DATA EXTRACT

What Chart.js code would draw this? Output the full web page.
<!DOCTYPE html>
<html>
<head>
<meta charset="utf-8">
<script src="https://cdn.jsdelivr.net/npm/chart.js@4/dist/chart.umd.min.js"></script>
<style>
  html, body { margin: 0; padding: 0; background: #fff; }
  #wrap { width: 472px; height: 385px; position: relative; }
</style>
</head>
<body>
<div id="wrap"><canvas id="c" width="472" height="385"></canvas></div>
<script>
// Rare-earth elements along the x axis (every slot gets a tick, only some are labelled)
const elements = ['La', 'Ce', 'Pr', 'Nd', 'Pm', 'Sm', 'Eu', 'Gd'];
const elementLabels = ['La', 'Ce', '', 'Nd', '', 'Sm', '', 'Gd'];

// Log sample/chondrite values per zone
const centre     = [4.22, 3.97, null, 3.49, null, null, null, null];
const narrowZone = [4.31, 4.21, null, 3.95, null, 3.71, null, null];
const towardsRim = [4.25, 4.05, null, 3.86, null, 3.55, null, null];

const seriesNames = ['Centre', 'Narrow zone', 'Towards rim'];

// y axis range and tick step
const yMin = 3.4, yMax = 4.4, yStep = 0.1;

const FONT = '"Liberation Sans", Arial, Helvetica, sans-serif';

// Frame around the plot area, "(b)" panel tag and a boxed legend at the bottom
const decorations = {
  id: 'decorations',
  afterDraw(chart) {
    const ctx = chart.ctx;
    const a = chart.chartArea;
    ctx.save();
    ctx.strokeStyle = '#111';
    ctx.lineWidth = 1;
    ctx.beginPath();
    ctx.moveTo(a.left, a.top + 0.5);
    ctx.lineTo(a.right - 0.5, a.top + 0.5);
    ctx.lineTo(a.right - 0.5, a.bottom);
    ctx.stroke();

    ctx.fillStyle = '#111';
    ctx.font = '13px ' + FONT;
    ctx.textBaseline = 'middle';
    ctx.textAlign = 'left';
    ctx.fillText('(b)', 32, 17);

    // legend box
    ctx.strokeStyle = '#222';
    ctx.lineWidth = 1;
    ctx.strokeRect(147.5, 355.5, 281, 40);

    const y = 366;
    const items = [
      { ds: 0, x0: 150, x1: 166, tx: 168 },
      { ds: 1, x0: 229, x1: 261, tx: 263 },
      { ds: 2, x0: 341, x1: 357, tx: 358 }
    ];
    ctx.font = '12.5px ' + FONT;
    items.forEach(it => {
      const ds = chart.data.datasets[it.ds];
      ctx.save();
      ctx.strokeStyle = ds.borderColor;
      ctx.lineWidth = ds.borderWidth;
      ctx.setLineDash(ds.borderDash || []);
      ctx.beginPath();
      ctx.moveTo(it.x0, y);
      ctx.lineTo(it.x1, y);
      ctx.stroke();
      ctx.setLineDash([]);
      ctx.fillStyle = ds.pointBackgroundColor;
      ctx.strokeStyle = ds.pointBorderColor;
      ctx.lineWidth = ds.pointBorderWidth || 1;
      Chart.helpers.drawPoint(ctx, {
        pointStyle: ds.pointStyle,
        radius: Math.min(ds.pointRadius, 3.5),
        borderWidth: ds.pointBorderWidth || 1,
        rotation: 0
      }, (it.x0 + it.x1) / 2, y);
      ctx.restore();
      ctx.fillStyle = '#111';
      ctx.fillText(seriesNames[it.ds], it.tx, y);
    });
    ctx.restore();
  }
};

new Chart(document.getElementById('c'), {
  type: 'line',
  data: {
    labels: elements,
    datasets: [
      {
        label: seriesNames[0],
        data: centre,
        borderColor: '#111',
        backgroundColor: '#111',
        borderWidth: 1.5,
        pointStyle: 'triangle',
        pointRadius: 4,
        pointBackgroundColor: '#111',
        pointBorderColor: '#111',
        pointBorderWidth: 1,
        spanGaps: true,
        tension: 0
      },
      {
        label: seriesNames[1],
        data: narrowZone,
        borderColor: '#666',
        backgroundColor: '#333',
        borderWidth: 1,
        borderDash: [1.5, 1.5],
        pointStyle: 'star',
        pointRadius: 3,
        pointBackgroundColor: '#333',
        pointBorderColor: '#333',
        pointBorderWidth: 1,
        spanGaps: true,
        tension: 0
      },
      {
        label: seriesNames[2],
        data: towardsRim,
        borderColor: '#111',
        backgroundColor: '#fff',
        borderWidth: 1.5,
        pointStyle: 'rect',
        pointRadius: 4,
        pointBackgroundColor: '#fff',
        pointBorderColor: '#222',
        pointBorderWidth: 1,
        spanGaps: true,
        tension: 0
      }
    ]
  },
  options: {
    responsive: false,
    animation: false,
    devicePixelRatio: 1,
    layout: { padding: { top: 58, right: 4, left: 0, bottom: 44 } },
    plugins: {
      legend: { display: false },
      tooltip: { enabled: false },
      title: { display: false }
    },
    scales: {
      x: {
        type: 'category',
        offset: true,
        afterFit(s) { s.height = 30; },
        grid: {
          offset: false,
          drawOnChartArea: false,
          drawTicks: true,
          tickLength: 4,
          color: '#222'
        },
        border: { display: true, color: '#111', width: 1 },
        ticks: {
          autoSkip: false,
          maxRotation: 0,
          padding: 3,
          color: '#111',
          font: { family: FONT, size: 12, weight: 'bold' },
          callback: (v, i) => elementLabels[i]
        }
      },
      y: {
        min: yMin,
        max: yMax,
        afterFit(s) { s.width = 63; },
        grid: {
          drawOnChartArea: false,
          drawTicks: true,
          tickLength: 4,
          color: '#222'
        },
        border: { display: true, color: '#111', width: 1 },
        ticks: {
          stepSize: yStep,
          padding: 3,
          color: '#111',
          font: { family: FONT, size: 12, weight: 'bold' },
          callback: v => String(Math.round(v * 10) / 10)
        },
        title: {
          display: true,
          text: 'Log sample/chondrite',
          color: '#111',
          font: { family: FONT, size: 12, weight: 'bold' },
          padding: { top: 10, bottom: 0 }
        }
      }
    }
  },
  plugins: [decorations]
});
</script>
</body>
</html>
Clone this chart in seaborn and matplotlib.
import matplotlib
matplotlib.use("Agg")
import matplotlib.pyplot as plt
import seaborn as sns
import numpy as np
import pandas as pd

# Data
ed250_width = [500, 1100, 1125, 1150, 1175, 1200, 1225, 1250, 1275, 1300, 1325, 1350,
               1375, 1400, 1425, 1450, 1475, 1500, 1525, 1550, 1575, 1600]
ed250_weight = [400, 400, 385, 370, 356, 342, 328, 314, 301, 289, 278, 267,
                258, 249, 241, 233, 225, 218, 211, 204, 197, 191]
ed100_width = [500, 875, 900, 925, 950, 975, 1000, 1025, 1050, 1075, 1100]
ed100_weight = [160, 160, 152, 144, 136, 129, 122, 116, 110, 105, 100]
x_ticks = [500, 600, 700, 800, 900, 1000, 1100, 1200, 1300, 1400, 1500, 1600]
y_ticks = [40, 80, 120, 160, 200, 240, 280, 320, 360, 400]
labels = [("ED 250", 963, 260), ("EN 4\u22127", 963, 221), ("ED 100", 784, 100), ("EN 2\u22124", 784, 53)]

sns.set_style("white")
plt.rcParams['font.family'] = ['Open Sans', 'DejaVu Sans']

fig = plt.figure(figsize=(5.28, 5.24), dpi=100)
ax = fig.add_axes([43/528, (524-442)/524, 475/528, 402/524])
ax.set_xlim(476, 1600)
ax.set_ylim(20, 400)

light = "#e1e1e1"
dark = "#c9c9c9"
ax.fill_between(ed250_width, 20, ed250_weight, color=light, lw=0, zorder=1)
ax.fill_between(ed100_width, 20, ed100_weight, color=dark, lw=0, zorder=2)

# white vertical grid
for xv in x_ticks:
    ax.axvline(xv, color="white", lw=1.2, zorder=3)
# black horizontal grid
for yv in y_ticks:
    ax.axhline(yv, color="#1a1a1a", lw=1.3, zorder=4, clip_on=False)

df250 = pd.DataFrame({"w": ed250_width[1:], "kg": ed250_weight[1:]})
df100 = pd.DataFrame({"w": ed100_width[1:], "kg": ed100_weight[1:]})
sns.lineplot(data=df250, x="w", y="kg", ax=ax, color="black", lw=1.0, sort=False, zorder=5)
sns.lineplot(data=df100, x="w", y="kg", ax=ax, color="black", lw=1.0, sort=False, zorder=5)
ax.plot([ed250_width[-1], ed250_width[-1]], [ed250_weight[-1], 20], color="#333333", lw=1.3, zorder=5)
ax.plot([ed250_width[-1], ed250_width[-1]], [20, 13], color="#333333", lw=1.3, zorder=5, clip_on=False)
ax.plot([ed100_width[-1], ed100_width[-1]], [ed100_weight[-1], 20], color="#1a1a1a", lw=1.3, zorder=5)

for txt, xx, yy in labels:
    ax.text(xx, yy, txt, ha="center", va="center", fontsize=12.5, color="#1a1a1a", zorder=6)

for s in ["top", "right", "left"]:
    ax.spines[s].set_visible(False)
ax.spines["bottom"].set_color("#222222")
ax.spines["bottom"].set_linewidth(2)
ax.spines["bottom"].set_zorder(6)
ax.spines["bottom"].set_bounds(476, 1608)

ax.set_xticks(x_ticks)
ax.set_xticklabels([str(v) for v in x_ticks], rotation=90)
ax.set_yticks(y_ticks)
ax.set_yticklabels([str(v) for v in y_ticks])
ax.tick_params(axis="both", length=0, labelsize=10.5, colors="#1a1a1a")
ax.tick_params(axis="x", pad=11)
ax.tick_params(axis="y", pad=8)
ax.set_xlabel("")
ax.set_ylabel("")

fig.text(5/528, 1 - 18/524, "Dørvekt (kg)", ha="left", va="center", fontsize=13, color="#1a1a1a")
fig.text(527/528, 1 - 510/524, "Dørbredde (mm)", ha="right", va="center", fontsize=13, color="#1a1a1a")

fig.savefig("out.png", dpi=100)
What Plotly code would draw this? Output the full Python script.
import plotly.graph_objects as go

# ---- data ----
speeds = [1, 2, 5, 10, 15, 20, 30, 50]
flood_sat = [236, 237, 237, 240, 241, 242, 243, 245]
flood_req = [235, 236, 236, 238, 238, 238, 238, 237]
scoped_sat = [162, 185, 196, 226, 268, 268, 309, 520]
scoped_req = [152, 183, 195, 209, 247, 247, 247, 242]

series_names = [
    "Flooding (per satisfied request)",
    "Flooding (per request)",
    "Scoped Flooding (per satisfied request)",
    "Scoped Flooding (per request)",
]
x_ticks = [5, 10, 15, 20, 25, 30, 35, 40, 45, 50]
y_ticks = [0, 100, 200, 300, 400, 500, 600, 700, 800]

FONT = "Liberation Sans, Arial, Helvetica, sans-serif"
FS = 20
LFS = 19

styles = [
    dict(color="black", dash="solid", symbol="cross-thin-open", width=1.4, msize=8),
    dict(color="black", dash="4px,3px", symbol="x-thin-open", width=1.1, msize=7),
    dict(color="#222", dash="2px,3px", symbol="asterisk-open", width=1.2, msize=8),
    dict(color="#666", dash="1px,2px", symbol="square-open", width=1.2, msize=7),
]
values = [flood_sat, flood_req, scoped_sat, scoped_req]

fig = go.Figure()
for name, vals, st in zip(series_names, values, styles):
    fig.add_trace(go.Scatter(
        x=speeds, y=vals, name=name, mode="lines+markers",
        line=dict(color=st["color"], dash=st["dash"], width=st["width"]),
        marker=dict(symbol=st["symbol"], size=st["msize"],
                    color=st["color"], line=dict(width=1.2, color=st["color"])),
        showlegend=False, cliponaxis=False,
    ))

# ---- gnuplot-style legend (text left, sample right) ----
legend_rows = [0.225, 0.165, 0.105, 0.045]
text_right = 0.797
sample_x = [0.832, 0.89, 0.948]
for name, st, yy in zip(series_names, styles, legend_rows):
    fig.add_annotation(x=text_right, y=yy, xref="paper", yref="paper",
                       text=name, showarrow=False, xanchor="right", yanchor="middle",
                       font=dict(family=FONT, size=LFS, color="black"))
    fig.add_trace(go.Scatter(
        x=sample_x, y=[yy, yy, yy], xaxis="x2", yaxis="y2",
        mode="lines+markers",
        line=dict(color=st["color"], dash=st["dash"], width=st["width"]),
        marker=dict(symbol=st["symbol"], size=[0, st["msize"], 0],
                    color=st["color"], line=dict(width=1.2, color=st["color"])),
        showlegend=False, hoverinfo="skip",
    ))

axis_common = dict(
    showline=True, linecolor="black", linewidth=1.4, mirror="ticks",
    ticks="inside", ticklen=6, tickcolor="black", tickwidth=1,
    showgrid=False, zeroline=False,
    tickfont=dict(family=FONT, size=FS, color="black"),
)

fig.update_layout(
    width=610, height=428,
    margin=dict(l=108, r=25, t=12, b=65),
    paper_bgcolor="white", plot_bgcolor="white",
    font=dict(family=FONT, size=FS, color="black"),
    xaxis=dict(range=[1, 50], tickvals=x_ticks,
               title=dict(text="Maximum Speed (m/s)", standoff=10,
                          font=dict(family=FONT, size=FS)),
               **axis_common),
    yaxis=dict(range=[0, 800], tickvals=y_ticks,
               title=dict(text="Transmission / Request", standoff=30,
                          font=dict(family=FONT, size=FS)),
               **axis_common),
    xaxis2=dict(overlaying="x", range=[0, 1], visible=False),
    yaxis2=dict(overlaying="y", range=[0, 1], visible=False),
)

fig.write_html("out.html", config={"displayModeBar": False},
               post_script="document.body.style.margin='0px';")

SHORT TASK
Copy out all lines where the word "would" appears.

CORRECT OUTPUT
What Chart.js code would draw this? Output the full web page.
What Plotly code would draw this? Output the full Python script.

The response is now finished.